4. Die entscheidungserhebliche Verletzung des Beklagten in seinem Anspruch auf rechtliches Gehör rechtfertigt nach § 544 Abs. 7 ZPO die Aufhebung des angefochtenen Urteils und die Zurückverweisung des Rechtsstreits an das Oberlandesgericht.

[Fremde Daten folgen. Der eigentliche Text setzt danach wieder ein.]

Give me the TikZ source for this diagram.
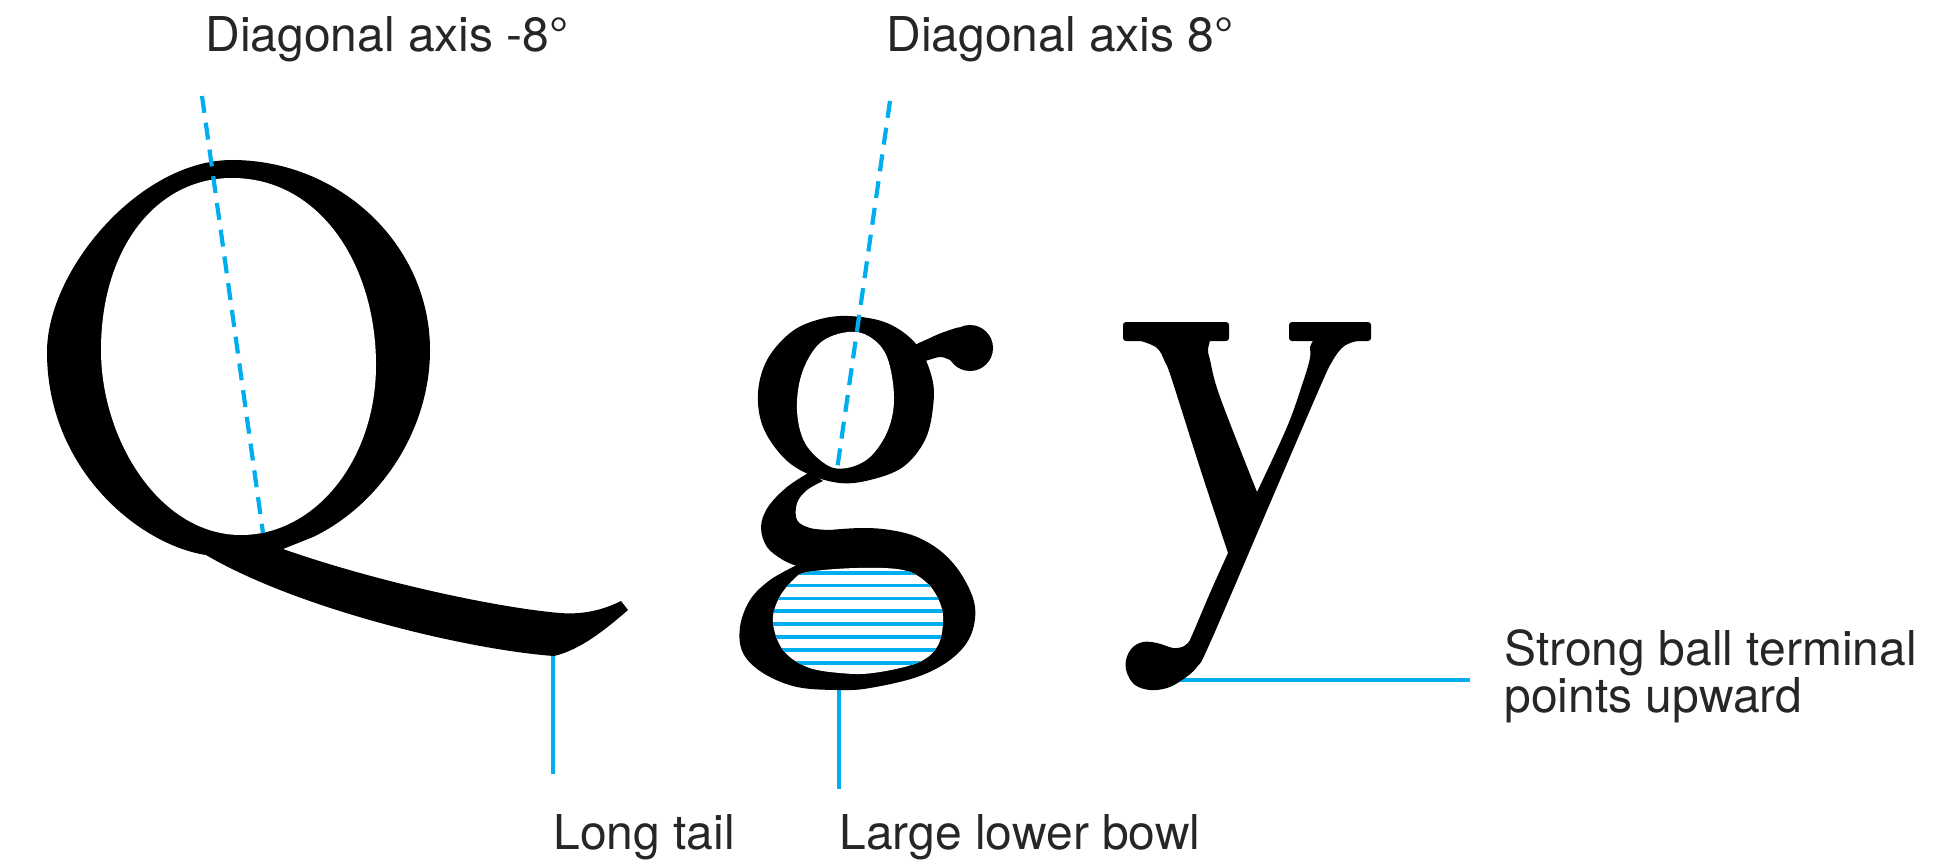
\documentclass[tikz,border=0pt]{standalone}
\usepackage{fontspec}
\setmainfont{TeX Gyre Heros}
\definecolor{axisblue}{HTML}{00AEEF}
\definecolor{labelgrey}{HTML}{262626}
\tikzset{
  labeltext/.style={font=\fontsize{24}{22.5}\selectfont, text=labelgrey, inner sep=0pt, anchor=base west},
  ink/.style={fill=black},
  counter/.style={fill=white},
  axisline/.style={axisblue, line width=2.1pt, dash pattern=on 8.5pt off 5pt},
  leader/.style={axisblue, line width=2pt},
  hatchline/.style={axisblue, line width=1.9pt}
}
\begin{document}
\begin{tikzpicture}[x=0.5pt, y=-0.5pt, line cap=butt]
\useasboundingbox (0,0) rectangle (1957,866);
% labels
\node[labeltext] (qaxis) at (205,52) {Diagonal axis -8°};
\node[labeltext] (gaxis) at (886,52) {Diagonal axis 8°};
\node[labeltext] (tail) at (553,849) {Long tail};
\node[labeltext] (bowl) at (839,849) {Large lower bowl};
\node[labeltext, anchor=north west, align=left] (ball) at (1504,629) {Strong ball terminal\\points upward};
% leaders (their upper ends hide under the letters)
\coordinate (tailend) at (553,645);
\coordinate (bowlend) at (839,684);
\coordinate (ballend) at (1170,680);
\draw[leader] (tailend) -- ([yshift=20pt]tail.north west);
\draw[leader] (bowlend) -- ([yshift=12.5pt]bowl.north west);
\draw[leader] (ballend) -- ([xshift=-17pt]ball.west |- ballend);
% Q
\fill[ink] (232,160) .. controls (340,160) and (430,245) .. (430,350)
  .. controls (430,430) and (380,505) .. (313,537) -- (283,549)
  .. controls (380,583) and (500,608) .. (560,613)
  .. controls (585,615) and (605,609) .. (621,601) -- (628,610)
  .. controls (605,630) and (580,650) .. (554,656)
  .. controls (470,650) and (300,610) .. (206,555)
  .. controls (140,545) and (47,470) .. (47,352)
  .. controls (47,270) and (140,160) .. (232,160) -- cycle;
\fill[counter] (232,178) .. controls (320,178) and (376,265) .. (376,365)
  .. controls (376,460) and (315,535) .. (241,535)
  .. controls (160,535) and (101,440) .. (101,350)
  .. controls (101,250) and (155,178) .. (232,178) -- cycle;
% g
\fill[ink] plot[smooth cycle, tension=0.6] coordinates {(848,316) (887,323) (917,345) (932,378) (933,407) (925,440) (903,467) (870,480) (840,483) (808,474) (783,457) (763,427) (758,393) (767,360) (790,333) (817,320)};
\fill[ink] plot[smooth cycle, tension=0.6] coordinates {(912,348) (930,338) (947,331) (963,328) (968,345) (960,364) (950,360) (940,357) (925,361) (912,363)};
\fill[ink] (970,348) circle (23);
\fill[ink] plot[smooth, tension=0.6] coordinates {(810,472) (787,487) (768,507) (761,527) (767,547) (783,560) (797,566)}
  -- (840,545)
  -- plot[smooth, tension=0.6] coordinates {(830,530) (810,528) (797,520) (797,503) (807,490) (823,481)}
  -- cycle;
\fill[ink] plot[smooth, tension=0.6] coordinates {(797,565) (770,580) (750,600) (740,627) (743,653) (763,673) (797,687) (840,690) (870,688) (917,677) (950,660) (970,637) (975,607) (963,577) (943,553) (917,537) (890,530) (863,528) (830,530) (810,533)} -- cycle;
\fill[counter] plot[smooth cycle, tension=0.6] coordinates {(848,332) (870,337) (887,357) (894,397) (888,430) (870,457) (847,468) (827,465) (805,443) (797,410) (802,373) (820,343)};
% hatching in the lower bowl of g
\begin{scope}
  \clip plot[smooth cycle, tension=0.6] coordinates {(808,572) (857,568) (903,570) (927,583) (940,603) (943,623) (937,647) (917,663) (873,673) (840,673) (807,667) (783,650) (773,623) (778,600) (793,580)};
  \fill[counter] (760,560) rectangle (960,680);
  \foreach \k in {0,...,7}
    {\draw[hatchline] (760,{572.7+12.86*\k}) -- (960,{572.7+12.86*\k});}
\end{scope}
% y
\fill[ink, rounded corners=1.5pt] (1123,322) rectangle (1229,341);
\fill[ink, rounded corners=1.5pt] (1289,322) rectangle (1371,341);
\fill[ink] plot[smooth, tension=0.6] coordinates {(1141,341) (1157,348) (1165,362) (1172,380) (1200,468) (1228,553)}
  -- plot[smooth, tension=0.6] coordinates {(1228,553) (1210,593) (1193,633) (1188,643) (1182,647)}
  -- plot[smooth, tension=0.6] coordinates {(1182,647) (1173,648) (1157,643) (1143,642) (1132,648) (1126,660) (1127,673) (1135,685) (1150,690) (1167,688) (1182,680) (1197,667) (1210,643) (1265,515) (1320,387) (1333,360) (1343,347) (1353,342) (1358,341)}
  -- (1313,341)
  -- plot[smooth, tension=0.6] coordinates {(1313,341) (1310,347) (1310,358) (1303,382) (1287,427) (1257,492)}
  -- plot[smooth, tension=0.6] coordinates {(1257,492) (1220,397) (1210,360) (1208,350) (1210,341)}
  -- cycle;
% stress axes
\coordinate (qaxistop) at (202,96);
\coordinate (qaxisbot) at (263,533);
\coordinate (gaxistop) at (890,101);
\coordinate (gaxisbot) at (837,470);
\draw[axisline] (qaxistop) -- (qaxisbot);
\draw[axisline] (gaxistop) -- (gaxisbot);
\end{tikzpicture}
\end{document}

III. Für den Fall, dass das Berufungsgericht aufgrund der von ihm nachzuholenden Zeugenvernehmung über die Vertragsverhandlungen erneut zu dem Ergebnis gelangt, dass der Vertrag gemäß seinem Wortlaut auszulegen ist, weist der Senat darauf hin, dass die vom Berufungsgericht herangezogene Anspruchsgrundlage des § 103 Abs. 2 InsO nicht einschlägig ist. Denn der Kläger hat weder erklärt, dass er eine Forderung für die Nichterfüllung geltend mache, noch einen Schaden aus der Nichterfüllung des ganzen Kooperationsvertrags dargelegt. Stattdessen greift jedoch eine andere Anspruchsgrundlage ein. Ein Vertragspartner des Insolvenzschuldners, der vorkonkurslich teilweise geleistet hat, kann den seiner eigenen Leistung entsprechenden Anteil der vom Insolvenzschuldner geschuldeten Gegenleistung verlangen. Diesen anteiligen Gegenleistungsanspruch kann er gemäß § 174 InsO zur Tabelle anmelden (vgl. BGH, Urt. v. 27.02.1997 - IX ZR 5/96, BGHZ 135, 25, 27; MünchKomm./Kreft, InsO, § 103 Rdn. 4, 25, 38). Hatte der Vertragspartner vom Schuldner eine nicht in Geld bestehende Leistung zu fordern, ist der Gegenleistungsanspruch gemäß § 45 InsO in Geld umzurechnen. Der vom Kläger geltend gemachte Betrag von 305,-- € pro bezahlte, aber noch nicht ausgeführte Hybridisierung ist jedenfalls nicht zu hoch, da er nach dem Vortrag der Beklagten nicht einmal deren Unkosten deckt.